Catherine Lapierre : La planification écologique française : entre transformations et résistances. - mai 2024
Partie 2 : enseignements de 5 explorations d’une France en voie de décarbonation, questions de mise en œuvre.

  • Cette seconde partie de l’étude présente quelques aspects complémentaires de l’analyse des 5 explorations décrites dans l’article n°299 : l’obstacle des inégalités, le fort besoin d’investissements dont une partie n’est pas rentable, des créations d’emplois anticipées avec une forte redistribution sectorielle, la nécessité de définir une stratégie d’adaptation au changement climatique. Pour l’heure les moyens de mise en œuvre du plan gouvernemental ne sont pas à la hauteur des ambitions affichées. Une véritable planification démocratique avec un pilotage centralisé dialoguant avec les acteurs économiques et les territoires, analogue à celui qui fut mis en œuvre par le Commissariat au plan dans les années 1946 à 1970, serait nécessaire pour susciter l’adhésion et atteindre les objectifs.

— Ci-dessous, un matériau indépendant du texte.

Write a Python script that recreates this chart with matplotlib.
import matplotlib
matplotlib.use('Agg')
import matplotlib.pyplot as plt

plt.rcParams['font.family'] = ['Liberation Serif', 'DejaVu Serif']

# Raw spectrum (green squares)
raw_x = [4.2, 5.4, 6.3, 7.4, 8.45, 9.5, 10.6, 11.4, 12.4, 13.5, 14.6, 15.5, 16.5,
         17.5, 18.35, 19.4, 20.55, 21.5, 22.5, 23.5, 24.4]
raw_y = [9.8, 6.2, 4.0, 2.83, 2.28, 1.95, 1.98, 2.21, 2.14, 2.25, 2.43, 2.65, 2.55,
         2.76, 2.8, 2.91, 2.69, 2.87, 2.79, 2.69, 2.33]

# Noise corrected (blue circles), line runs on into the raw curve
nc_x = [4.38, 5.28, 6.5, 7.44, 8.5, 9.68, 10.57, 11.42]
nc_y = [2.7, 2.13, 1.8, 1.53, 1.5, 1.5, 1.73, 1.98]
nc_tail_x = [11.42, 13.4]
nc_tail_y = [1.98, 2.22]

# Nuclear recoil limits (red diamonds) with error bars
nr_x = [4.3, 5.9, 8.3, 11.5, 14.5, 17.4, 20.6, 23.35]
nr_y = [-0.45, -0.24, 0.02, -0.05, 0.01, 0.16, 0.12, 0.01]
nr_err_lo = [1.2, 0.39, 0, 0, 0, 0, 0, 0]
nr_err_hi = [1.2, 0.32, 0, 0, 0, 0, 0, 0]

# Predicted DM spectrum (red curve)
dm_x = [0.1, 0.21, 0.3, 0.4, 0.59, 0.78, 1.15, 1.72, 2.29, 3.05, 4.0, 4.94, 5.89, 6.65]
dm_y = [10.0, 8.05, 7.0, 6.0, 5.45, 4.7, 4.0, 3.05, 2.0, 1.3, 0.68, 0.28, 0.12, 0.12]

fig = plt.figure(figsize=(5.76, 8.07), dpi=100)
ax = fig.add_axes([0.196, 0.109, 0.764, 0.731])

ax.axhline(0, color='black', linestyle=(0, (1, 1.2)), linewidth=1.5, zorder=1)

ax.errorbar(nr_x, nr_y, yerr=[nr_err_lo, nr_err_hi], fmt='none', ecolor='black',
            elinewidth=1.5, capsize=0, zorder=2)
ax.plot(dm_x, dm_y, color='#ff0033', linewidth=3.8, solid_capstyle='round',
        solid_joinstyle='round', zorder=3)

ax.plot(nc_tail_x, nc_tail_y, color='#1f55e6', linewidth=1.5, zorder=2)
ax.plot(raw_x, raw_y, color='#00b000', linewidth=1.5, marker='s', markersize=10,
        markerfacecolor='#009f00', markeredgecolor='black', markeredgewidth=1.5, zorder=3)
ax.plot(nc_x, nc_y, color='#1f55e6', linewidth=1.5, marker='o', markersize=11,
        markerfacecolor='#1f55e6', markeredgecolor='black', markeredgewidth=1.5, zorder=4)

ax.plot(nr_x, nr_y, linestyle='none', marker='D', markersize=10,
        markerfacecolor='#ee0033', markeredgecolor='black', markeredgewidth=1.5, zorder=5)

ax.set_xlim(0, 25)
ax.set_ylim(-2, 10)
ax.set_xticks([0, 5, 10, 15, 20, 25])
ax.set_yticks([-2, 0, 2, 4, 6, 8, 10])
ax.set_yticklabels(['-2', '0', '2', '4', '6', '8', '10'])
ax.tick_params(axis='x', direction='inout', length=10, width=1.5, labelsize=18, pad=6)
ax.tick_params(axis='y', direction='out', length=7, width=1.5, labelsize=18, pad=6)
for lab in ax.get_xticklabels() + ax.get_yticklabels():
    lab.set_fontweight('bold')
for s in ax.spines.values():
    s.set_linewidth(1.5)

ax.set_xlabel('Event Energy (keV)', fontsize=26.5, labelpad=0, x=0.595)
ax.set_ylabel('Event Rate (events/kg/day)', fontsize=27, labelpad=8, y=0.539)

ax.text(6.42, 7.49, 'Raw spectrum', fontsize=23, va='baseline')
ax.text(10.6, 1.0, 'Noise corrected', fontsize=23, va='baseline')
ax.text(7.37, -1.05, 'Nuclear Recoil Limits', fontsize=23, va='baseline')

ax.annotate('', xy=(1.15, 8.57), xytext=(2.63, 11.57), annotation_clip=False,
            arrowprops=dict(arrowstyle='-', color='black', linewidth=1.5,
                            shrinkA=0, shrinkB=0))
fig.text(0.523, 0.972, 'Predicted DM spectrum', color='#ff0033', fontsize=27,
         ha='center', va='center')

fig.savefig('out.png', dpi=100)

Une telle bifurcation vers la neutralité carbone induira des transformations du panorama macroéconomique et appellera des politiques économiques fortes de rupture, notamment pour assurer la soutenabilité sociale d’une croissance ralentie. Au-delà de la France et de l’Europe ces changements nécessaires concernent tous les pays et appellent à une reconnexion de l’économie à la santé et aux limites de notre planète.